Task instructions: Write out the entries below exactly, starting at the first line and stopping after the line that contains "offer_max[i], offer_median[i], DARKRED, RED)"; skip all pictures.

Data records:
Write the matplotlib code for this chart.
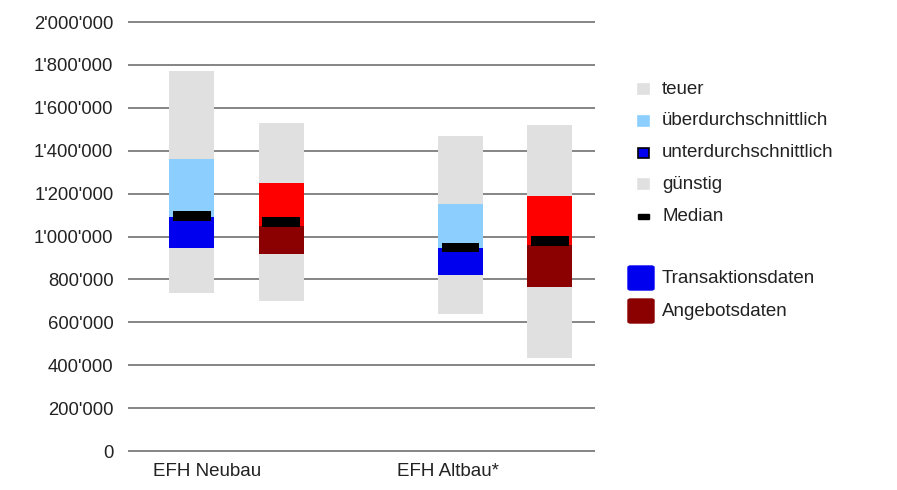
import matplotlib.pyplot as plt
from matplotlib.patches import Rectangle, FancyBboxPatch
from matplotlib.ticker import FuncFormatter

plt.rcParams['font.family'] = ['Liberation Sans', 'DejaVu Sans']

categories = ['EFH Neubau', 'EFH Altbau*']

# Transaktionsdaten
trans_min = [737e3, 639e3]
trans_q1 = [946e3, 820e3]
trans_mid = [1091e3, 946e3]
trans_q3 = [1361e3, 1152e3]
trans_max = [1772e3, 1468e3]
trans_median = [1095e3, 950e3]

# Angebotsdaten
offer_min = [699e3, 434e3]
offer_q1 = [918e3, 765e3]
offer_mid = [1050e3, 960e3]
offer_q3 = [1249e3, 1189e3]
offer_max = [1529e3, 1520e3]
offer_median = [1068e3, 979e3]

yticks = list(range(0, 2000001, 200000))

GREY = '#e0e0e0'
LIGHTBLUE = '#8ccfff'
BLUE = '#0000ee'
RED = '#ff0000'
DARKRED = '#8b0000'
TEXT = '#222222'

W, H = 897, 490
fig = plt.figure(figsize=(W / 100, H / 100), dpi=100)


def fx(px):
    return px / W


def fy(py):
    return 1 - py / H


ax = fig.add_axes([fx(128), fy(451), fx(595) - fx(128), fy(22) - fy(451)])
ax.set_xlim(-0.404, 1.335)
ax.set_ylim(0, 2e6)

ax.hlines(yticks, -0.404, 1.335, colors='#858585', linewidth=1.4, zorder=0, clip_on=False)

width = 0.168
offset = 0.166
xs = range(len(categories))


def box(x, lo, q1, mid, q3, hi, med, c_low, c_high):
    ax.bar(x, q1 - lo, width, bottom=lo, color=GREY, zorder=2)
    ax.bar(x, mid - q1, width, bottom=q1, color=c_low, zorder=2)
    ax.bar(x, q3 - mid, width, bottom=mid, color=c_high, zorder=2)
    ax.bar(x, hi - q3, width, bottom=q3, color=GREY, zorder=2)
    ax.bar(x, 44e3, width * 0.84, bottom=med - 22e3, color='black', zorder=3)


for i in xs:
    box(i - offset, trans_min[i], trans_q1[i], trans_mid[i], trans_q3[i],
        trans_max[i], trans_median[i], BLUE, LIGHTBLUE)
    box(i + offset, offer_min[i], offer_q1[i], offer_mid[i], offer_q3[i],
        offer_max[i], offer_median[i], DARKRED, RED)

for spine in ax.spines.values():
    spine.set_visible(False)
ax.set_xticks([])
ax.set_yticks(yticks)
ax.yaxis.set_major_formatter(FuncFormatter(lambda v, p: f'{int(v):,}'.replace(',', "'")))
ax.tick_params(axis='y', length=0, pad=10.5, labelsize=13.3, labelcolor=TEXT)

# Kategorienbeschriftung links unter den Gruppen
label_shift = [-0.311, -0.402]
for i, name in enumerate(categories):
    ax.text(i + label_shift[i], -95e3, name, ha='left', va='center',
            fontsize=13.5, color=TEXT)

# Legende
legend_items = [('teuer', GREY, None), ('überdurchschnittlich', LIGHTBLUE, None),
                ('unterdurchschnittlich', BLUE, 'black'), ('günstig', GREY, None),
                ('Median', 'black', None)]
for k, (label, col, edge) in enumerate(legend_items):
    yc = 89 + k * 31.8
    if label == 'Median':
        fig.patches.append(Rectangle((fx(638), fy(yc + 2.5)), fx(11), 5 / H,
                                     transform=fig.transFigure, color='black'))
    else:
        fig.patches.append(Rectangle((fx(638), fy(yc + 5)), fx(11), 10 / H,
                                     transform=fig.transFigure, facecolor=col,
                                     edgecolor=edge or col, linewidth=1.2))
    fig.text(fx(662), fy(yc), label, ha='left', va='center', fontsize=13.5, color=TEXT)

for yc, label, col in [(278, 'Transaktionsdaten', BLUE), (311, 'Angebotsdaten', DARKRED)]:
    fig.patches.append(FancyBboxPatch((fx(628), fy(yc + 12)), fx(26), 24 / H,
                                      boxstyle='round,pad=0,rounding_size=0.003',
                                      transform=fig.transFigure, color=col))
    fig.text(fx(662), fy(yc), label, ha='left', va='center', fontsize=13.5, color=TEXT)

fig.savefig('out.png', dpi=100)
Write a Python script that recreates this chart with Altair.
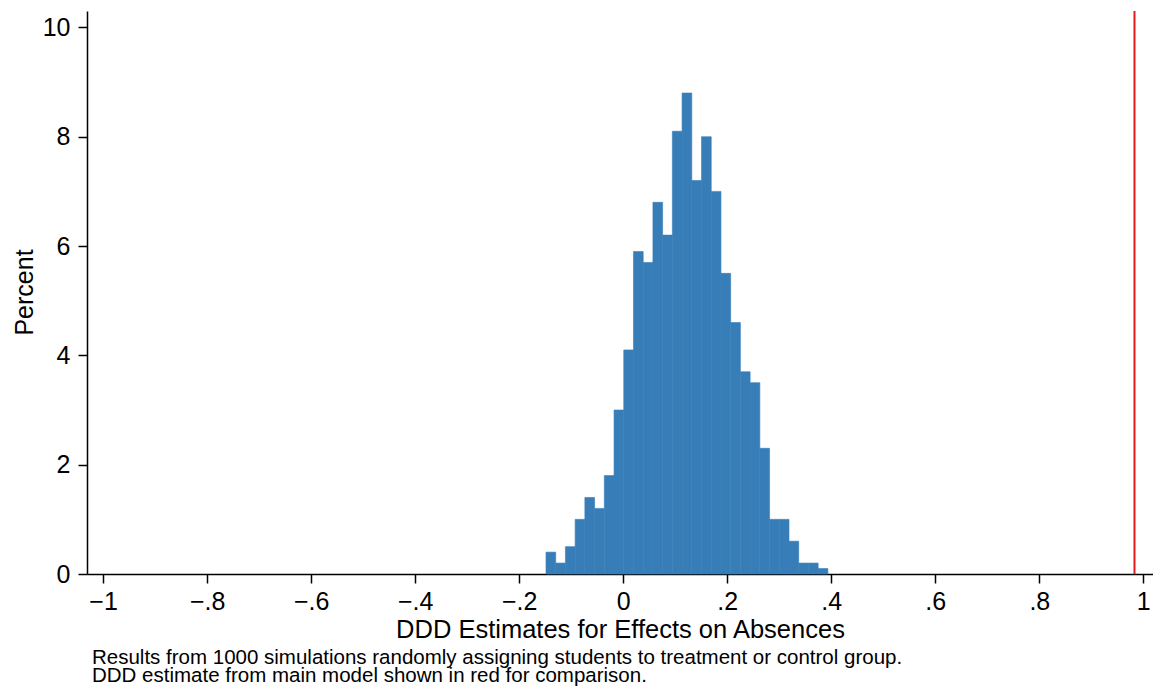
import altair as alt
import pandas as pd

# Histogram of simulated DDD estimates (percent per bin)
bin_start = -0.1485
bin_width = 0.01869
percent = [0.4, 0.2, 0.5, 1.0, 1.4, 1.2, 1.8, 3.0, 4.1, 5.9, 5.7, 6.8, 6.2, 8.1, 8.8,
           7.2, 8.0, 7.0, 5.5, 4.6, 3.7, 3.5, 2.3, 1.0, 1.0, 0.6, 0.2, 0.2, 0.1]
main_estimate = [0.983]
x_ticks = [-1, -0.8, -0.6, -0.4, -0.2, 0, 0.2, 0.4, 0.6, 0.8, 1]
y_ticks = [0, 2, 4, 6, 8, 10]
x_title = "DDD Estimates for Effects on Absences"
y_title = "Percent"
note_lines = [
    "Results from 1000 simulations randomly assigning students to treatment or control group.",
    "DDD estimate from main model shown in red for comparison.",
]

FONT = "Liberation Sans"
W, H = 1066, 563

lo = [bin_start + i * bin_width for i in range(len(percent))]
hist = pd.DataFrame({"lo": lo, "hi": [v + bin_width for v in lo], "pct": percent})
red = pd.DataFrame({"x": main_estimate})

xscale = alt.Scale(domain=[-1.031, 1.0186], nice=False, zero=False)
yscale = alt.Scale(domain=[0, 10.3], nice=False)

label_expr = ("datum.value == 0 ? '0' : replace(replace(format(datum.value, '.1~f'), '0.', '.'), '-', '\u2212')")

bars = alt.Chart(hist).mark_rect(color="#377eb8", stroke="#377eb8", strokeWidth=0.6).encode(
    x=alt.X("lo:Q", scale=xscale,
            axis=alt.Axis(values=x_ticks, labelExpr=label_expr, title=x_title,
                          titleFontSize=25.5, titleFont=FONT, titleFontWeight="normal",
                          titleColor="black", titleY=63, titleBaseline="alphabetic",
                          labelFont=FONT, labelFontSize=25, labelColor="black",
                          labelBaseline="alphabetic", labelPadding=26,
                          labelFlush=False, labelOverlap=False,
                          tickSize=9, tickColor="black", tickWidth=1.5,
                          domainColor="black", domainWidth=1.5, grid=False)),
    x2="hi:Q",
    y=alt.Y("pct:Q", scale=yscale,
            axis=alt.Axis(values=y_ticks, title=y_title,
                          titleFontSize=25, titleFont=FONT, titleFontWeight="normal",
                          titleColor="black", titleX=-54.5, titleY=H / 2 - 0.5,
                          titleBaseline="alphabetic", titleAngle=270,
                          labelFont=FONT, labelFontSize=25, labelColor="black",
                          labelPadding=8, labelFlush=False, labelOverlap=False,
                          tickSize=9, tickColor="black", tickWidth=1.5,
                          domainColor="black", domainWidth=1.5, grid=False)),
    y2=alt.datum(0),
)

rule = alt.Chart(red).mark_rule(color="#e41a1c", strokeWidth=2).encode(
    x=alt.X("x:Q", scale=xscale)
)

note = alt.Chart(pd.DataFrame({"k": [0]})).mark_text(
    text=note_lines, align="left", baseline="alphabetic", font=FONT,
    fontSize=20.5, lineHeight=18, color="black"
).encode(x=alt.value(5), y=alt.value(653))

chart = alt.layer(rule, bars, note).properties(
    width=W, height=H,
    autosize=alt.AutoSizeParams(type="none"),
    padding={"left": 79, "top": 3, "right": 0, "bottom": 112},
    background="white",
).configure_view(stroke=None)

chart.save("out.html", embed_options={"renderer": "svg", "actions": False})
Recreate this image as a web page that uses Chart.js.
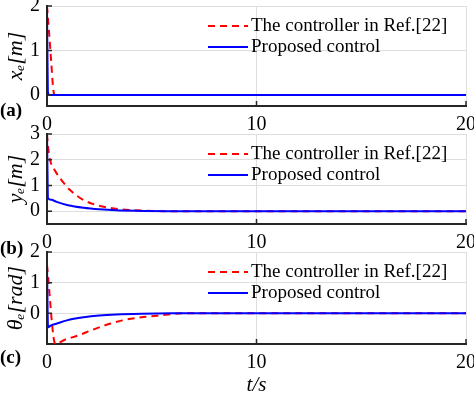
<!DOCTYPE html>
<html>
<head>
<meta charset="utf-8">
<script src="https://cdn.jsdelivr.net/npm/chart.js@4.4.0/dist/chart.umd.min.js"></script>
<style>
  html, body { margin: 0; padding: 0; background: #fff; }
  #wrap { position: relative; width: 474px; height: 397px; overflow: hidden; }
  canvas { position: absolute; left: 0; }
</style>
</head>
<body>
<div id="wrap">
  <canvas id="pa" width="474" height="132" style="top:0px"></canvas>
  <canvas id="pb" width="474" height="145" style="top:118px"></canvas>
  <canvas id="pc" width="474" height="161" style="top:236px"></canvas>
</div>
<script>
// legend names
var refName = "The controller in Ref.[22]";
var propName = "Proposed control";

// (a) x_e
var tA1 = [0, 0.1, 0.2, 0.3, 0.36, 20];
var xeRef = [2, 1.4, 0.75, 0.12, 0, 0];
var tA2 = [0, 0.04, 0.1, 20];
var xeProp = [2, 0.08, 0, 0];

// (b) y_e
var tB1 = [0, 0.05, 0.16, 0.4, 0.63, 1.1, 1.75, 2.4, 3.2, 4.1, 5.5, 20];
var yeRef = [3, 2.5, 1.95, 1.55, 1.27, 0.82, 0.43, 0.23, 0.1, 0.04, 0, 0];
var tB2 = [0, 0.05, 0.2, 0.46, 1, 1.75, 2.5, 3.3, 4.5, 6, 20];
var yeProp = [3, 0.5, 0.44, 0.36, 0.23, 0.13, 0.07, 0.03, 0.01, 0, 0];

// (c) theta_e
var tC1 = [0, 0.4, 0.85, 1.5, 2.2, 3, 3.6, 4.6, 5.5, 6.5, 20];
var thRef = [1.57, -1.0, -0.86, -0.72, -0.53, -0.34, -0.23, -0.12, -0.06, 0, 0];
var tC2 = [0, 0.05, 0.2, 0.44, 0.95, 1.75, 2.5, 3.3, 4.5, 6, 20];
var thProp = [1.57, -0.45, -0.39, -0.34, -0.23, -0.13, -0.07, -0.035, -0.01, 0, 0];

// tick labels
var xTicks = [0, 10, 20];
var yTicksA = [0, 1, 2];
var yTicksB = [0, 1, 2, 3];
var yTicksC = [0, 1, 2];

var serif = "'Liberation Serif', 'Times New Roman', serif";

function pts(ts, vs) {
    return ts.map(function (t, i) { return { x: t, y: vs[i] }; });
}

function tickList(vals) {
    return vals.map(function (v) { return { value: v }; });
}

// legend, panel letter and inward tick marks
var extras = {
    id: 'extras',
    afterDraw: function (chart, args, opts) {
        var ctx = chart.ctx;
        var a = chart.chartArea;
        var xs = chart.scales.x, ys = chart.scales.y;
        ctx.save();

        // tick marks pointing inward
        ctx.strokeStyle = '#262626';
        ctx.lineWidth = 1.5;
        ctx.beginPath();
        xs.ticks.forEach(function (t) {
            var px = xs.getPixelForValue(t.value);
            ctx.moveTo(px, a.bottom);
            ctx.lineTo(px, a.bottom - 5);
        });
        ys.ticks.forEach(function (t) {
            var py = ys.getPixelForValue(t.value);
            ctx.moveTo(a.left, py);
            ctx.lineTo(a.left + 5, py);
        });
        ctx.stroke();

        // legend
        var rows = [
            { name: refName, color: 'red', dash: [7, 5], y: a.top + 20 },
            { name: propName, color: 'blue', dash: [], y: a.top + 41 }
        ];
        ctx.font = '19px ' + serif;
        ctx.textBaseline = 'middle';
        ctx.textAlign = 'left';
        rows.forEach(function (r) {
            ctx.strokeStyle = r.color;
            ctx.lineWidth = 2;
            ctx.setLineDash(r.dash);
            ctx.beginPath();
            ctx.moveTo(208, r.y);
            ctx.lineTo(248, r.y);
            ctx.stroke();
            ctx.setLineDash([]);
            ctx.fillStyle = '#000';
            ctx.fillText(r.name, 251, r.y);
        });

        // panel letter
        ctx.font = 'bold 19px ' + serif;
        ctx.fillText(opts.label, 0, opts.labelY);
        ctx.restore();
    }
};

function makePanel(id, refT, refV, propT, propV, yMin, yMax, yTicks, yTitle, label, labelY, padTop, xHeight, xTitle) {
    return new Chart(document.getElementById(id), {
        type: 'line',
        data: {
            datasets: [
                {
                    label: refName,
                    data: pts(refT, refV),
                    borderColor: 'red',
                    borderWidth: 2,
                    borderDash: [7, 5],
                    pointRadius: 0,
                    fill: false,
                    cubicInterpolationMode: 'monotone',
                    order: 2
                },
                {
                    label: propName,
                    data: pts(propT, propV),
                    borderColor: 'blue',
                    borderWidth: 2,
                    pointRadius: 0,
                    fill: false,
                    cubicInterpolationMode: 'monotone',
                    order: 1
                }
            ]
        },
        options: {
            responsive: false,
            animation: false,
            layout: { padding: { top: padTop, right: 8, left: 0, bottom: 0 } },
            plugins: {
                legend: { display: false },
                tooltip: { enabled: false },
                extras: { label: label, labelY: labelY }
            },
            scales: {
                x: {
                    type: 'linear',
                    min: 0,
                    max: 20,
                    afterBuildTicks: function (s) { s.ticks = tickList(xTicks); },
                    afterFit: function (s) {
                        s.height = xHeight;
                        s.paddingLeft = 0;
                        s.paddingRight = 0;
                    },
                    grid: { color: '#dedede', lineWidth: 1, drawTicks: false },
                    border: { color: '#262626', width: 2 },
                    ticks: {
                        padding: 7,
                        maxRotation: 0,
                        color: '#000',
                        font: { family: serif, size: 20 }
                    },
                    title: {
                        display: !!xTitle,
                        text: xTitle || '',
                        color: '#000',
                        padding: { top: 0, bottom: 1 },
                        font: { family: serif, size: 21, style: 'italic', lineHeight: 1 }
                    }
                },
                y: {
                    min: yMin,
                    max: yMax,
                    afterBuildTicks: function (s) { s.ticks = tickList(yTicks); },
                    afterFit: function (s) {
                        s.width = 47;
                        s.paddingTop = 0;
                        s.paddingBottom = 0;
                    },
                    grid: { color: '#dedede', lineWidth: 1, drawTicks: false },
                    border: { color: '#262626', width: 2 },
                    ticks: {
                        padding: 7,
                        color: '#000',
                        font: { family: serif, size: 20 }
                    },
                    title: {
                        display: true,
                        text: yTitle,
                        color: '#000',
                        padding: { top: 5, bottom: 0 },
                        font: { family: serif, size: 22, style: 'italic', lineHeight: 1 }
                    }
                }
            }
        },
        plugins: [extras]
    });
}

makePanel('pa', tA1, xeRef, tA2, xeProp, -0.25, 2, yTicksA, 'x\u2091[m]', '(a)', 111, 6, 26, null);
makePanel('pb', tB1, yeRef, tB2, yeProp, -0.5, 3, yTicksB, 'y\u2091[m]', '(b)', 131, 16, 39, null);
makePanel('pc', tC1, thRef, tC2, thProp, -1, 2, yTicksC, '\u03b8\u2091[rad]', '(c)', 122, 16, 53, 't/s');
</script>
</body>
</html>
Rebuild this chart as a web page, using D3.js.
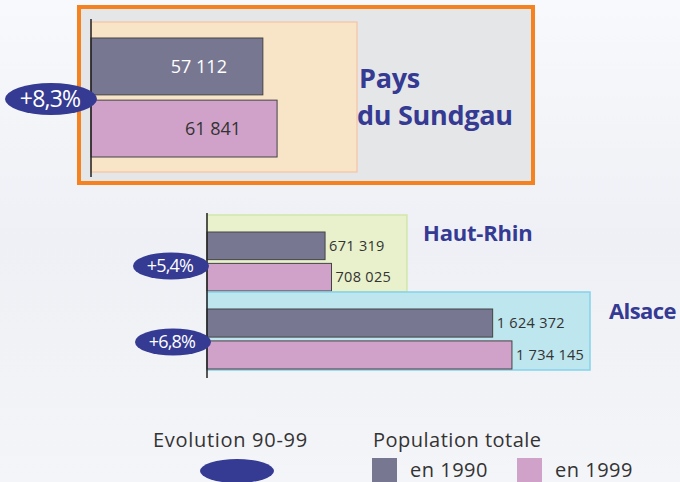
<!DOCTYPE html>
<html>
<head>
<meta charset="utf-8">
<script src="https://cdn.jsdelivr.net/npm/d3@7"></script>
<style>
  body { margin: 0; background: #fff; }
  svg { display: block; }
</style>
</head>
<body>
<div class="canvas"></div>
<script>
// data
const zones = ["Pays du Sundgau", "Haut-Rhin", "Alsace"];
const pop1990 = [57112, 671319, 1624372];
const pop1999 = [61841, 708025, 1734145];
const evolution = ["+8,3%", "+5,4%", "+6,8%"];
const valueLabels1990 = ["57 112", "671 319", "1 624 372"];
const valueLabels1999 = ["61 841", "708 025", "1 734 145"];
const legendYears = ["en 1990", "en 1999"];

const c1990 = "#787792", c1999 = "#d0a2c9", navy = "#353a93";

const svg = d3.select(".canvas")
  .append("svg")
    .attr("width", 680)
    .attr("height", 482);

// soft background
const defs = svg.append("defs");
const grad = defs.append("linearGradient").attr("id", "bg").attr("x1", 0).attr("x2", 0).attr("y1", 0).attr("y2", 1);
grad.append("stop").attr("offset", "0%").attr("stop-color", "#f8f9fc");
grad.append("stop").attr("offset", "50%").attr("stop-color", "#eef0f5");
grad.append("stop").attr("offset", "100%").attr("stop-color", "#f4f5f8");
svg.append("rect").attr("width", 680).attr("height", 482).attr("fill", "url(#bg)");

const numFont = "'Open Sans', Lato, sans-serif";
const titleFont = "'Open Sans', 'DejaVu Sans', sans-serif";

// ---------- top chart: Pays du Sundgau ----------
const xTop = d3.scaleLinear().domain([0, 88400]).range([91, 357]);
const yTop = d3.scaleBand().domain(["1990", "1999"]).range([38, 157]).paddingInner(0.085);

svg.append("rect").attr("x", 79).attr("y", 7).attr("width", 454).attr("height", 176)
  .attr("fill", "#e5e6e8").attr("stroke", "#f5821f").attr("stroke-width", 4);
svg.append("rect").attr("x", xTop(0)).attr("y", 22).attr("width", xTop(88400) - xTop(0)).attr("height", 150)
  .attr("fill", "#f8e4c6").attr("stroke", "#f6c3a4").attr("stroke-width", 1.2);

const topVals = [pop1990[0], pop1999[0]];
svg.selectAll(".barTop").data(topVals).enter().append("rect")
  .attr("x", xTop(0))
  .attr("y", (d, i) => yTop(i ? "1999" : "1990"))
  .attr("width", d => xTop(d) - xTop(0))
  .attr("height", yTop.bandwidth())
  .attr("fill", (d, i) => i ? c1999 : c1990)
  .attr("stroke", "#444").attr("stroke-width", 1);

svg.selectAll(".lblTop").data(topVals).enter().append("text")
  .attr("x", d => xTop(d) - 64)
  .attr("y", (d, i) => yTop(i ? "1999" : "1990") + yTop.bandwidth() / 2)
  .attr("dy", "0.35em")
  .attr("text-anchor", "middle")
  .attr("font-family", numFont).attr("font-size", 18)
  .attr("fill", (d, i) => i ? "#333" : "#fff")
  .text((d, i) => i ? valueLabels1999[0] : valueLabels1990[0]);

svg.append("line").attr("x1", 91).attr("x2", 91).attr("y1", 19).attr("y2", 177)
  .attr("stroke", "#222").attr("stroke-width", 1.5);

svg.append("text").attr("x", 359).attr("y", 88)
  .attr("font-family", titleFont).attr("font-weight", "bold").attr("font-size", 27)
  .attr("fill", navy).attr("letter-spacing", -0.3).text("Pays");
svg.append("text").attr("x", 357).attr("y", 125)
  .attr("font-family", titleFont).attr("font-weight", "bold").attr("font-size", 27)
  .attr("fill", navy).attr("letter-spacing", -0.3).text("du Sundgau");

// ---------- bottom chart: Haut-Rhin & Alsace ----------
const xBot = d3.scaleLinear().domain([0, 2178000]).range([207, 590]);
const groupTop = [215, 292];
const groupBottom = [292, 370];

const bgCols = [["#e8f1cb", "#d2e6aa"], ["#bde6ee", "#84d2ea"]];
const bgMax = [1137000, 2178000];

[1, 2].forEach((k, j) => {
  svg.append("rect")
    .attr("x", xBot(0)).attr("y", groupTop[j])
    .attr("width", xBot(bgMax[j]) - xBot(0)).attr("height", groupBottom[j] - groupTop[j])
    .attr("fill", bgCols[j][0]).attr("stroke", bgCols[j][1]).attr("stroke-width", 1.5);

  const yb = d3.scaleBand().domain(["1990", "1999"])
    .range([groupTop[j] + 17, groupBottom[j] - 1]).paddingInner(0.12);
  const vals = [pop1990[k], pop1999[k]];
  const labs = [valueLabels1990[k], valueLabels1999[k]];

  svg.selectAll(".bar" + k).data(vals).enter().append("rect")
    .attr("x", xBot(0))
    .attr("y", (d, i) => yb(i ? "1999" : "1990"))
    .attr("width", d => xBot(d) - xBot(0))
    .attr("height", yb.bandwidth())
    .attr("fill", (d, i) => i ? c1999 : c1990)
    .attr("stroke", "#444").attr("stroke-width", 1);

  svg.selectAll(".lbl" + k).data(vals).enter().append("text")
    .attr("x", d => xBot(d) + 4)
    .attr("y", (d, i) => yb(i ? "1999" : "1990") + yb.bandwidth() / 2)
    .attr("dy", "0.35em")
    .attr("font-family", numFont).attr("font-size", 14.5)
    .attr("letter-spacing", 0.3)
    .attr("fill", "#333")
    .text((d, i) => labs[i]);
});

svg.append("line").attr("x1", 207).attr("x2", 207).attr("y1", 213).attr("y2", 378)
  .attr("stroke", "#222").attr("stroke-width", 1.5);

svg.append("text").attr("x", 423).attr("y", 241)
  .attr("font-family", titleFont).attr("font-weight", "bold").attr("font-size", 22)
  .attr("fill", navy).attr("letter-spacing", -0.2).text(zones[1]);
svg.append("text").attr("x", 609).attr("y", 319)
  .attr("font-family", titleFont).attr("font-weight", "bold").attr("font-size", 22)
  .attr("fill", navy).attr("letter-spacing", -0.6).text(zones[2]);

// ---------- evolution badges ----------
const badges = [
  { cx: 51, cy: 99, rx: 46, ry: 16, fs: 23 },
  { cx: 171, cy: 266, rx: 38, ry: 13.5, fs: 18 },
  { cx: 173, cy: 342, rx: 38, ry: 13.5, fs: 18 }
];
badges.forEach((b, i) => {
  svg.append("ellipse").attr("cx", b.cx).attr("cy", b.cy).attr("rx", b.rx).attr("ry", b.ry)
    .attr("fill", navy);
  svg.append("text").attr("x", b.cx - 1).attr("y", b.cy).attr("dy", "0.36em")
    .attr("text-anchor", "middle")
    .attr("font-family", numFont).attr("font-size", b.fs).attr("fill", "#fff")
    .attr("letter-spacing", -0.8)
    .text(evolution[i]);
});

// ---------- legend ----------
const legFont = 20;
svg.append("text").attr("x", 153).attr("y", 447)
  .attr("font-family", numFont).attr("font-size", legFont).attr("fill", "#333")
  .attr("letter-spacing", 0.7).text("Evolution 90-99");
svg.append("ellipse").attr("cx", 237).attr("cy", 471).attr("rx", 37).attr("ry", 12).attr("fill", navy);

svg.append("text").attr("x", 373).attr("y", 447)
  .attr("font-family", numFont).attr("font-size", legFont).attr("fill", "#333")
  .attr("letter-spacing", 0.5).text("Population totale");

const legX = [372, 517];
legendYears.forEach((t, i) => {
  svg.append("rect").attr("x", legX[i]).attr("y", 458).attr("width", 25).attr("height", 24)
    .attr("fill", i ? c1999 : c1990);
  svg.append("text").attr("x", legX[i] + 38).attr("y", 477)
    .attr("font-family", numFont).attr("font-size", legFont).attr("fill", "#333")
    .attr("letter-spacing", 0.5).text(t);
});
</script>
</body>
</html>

Result below:
Write the matplotlib code for this chart.
import matplotlib.pyplot as plt
from matplotlib.patches import Rectangle, FancyBboxPatch
from matplotlib.ticker import FuncFormatter

plt.rcParams['font.family'] = ['Liberation Sans', 'DejaVu Sans']

categories = ['EFH Neubau', 'EFH Altbau*']

# Transaktionsdaten
trans_min = [737e3, 639e3]
trans_q1 = [946e3, 820e3]
trans_mid = [1091e3, 946e3]
trans_q3 = [1361e3, 1152e3]
trans_max = [1772e3, 1468e3]
trans_median = [1095e3, 950e3]

# Angebotsdaten
offer_min = [699e3, 434e3]
offer_q1 = [918e3, 765e3]
offer_mid = [1050e3, 960e3]
offer_q3 = [1249e3, 1189e3]
offer_max = [1529e3, 1520e3]
offer_median = [1068e3, 979e3]

yticks = list(range(0, 2000001, 200000))

GREY = '#e0e0e0'
LIGHTBLUE = '#8ccfff'
BLUE = '#0000ee'
RED = '#ff0000'
DARKRED = '#8b0000'
TEXT = '#222222'

W, H = 897, 490
fig = plt.figure(figsize=(W / 100, H / 100), dpi=100)


def fx(px):
    return px / W


def fy(py):
    return 1 - py / H


ax = fig.add_axes([fx(128), fy(451), fx(595) - fx(128), fy(22) - fy(451)])
ax.set_xlim(-0.404, 1.335)
ax.set_ylim(0, 2e6)

ax.hlines(yticks, -0.404, 1.335, colors='#858585', linewidth=1.4, zorder=0, clip_on=False)

width = 0.168
offset = 0.166
xs = range(len(categories))


def box(x, lo, q1, mid, q3, hi, med, c_low, c_high):
    ax.bar(x, q1 - lo, width, bottom=lo, color=GREY, zorder=2)
    ax.bar(x, mid - q1, width, bottom=q1, color=c_low, zorder=2)
    ax.bar(x, q3 - mid, width, bottom=mid, color=c_high, zorder=2)
    ax.bar(x, hi - q3, width, bottom=q3, color=GREY, zorder=2)
    ax.bar(x, 44e3, width * 0.84, bottom=med - 22e3, color='black', zorder=3)


for i in xs:
    box(i - offset, trans_min[i], trans_q1[i], trans_mid[i], trans_q3[i],
        trans_max[i], trans_median[i], BLUE, LIGHTBLUE)
    box(i + offset, offer_min[i], offer_q1[i], offer_mid[i], offer_q3[i],
        offer_max[i], offer_median[i], DARKRED, RED)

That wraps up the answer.